==== Stored data ====

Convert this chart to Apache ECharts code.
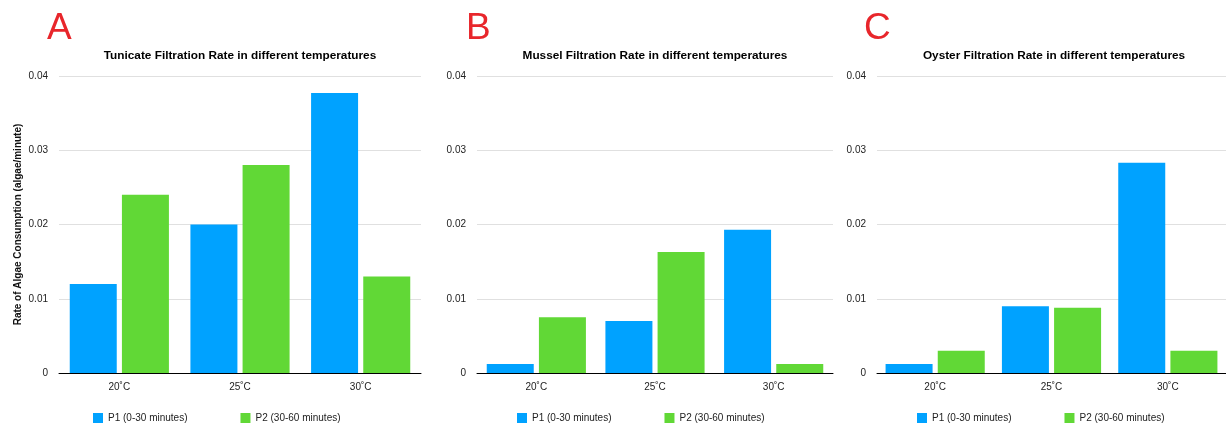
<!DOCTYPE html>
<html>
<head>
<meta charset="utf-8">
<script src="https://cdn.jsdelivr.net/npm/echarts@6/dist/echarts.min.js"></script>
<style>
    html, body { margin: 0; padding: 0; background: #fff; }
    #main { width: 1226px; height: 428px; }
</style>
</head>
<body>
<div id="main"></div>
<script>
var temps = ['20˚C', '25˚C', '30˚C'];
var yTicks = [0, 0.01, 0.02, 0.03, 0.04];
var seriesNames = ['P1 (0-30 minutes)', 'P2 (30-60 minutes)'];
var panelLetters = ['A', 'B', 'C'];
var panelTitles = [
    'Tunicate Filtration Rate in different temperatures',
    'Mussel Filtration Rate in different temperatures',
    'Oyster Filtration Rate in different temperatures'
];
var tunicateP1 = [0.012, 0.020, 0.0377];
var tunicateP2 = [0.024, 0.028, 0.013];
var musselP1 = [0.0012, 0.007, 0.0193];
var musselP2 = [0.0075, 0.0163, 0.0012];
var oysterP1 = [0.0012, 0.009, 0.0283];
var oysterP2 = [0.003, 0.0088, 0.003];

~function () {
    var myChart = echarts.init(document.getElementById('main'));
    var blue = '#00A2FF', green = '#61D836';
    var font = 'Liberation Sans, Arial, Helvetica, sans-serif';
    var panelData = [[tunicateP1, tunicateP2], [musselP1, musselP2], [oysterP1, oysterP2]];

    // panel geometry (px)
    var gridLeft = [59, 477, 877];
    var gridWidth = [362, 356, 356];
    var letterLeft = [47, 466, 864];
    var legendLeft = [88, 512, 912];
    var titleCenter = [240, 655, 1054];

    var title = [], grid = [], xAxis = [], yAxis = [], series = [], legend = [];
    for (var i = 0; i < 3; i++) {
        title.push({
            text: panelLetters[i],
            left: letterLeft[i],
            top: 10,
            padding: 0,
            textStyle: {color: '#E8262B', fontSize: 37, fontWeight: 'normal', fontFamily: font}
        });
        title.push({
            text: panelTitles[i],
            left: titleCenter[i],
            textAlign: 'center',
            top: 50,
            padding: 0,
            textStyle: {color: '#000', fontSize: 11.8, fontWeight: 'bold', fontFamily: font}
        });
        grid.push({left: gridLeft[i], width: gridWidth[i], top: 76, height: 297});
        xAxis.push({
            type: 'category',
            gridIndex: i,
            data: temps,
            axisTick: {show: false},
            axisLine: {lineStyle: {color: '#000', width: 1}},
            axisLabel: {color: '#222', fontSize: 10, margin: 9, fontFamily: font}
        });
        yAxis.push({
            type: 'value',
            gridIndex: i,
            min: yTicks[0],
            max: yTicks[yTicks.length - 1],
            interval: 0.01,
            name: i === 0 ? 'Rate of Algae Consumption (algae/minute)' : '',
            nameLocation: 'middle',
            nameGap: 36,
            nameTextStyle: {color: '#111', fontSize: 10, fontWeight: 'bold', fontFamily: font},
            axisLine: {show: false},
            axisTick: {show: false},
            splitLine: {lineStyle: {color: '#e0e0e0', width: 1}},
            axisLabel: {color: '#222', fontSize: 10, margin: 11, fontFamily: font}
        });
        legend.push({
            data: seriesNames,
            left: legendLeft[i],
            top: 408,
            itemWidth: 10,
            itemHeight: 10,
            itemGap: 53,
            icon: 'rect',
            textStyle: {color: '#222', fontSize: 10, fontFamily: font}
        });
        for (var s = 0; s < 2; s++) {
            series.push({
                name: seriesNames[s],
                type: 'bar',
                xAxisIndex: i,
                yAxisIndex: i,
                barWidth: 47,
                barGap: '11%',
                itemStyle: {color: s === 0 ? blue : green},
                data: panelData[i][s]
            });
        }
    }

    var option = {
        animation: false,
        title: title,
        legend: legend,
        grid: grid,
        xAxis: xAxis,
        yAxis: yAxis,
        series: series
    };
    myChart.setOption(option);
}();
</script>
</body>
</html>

====

**Problem description**
Reproduce all of the data exactly; the pictures do not belong in the copy.

**Solution below**
Convert this chart to Apache ECharts code.
<!DOCTYPE html>
<html>
<head>
<meta charset="utf-8">
<script src="https://cdn.jsdelivr.net/npm/echarts@6/dist/echarts.min.js"></script>
<style>
    html, body { margin: 0; padding: 0; background: #fff; }
    #main { width: 1226px; height: 428px; }
</style>
</head>
<body>
<div id="main"></div>
<script>
var temps = ['20˚C', '25˚C', '30˚C'];
var yTicks = [0, 0.01, 0.02, 0.03, 0.04];
var seriesNames = ['P1 (0-30 minutes)', 'P2 (30-60 minutes)'];
var panelLetters = ['A', 'B', 'C'];
var panelTitles = [
    'Tunicate Filtration Rate in different temperatures',
    'Mussel Filtration Rate in different temperatures',
    'Oyster Filtration Rate in different temperatures'
];
var tunicateP1 = [0.012, 0.020, 0.0377];
var tunicateP2 = [0.024, 0.028, 0.013];
var musselP1 = [0.0012, 0.007, 0.0193];
var musselP2 = [0.0075, 0.0163, 0.0012];
var oysterP1 = [0.0012, 0.009, 0.0283];
var oysterP2 = [0.003, 0.0088, 0.003];

~function () {
    var myChart = echarts.init(document.getElementById('main'));
    var blue = '#00A2FF', green = '#61D836';
    var font = 'Liberation Sans, Arial, Helvetica, sans-serif';
    var panelData = [[tunicateP1, tunicateP2], [musselP1, musselP2], [oysterP1, oysterP2]];

    // panel geometry (px)
    var gridLeft = [59, 477, 877];
    var gridWidth = [362, 356, 356];
    var letterLeft = [47, 466, 864];
    var legendLeft = [88, 512, 912];
    var titleCenter = [240, 655, 1054];

    var title = [], grid = [], xAxis = [], yAxis = [], series = [], legend = [];
    for (var i = 0; i < 3; i++) {
        title.push({
            text: panelLetters[i],
            left: letterLeft[i],
            top: 10,
            padding: 0,
            textStyle: {color: '#E8262B', fontSize: 37, fontWeight: 'normal', fontFamily: font}
        });
        title.push({
            text: panelTitles[i],
            left: titleCenter[i],
            textAlign: 'center',
            top: 50,
            padding: 0,
            textStyle: {color: '#000', fontSize: 11.8, fontWeight: 'bold', fontFamily: font}
        });
        grid.push({left: gridLeft[i], width: gridWidth[i], top: 76, height: 297});
        xAxis.push({
            type: 'category',
            gridIndex: i,
            data: temps,
            axisTick: {show: false},
            axisLine: {lineStyle: {color: '#000', width: 1}},
            axisLabel: {color: '#222', fontSize: 10, margin: 9, fontFamily: font}
        });
        yAxis.push({
            type: 'value',
            gridIndex: i,
            min: yTicks[0],
            max: yTicks[yTicks.length - 1],
            interval: 0.01,
            name: i === 0 ? 'Rate of Algae Consumption (algae/minute)' : '',
            nameLocation: 'middle',
            nameGap: 36,
            nameTextStyle: {color: '#111', fontSize: 10, fontWeight: 'bold', fontFamily: font},
            axisLine: {show: false},
            axisTick: {show: false},
            splitLine: {lineStyle: {color: '#e0e0e0', width: 1}},
            axisLabel: {color: '#222', fontSize: 10, margin: 11, fontFamily: font}
        });
        legend.push({
            data: seriesNames,
            left: legendLeft[i],
            top: 408,
            itemWidth: 10,
            itemHeight: 10,
            itemGap: 53,
            icon: 'rect',
            textStyle: {color: '#222', fontSize: 10, fontFamily: font}
        });
        for (var s = 0; s < 2; s++) {
            series.push({
                name: seriesNames[s],
                type: 'bar',
                xAxisIndex: i,
                yAxisIndex: i,
                barWidth: 47,
                barGap: '11%',
                itemStyle: {color: s === 0 ? blue : green},
                data: panelData[i][s]
            });
        }
    }

    var option = {
        animation: false,
        title: title,
        legend: legend,
        grid: grid,
        xAxis: xAxis,
        yAxis: yAxis,
        series: series
    };
    myChart.setOption(option);
}();
</script>
</body>
</html>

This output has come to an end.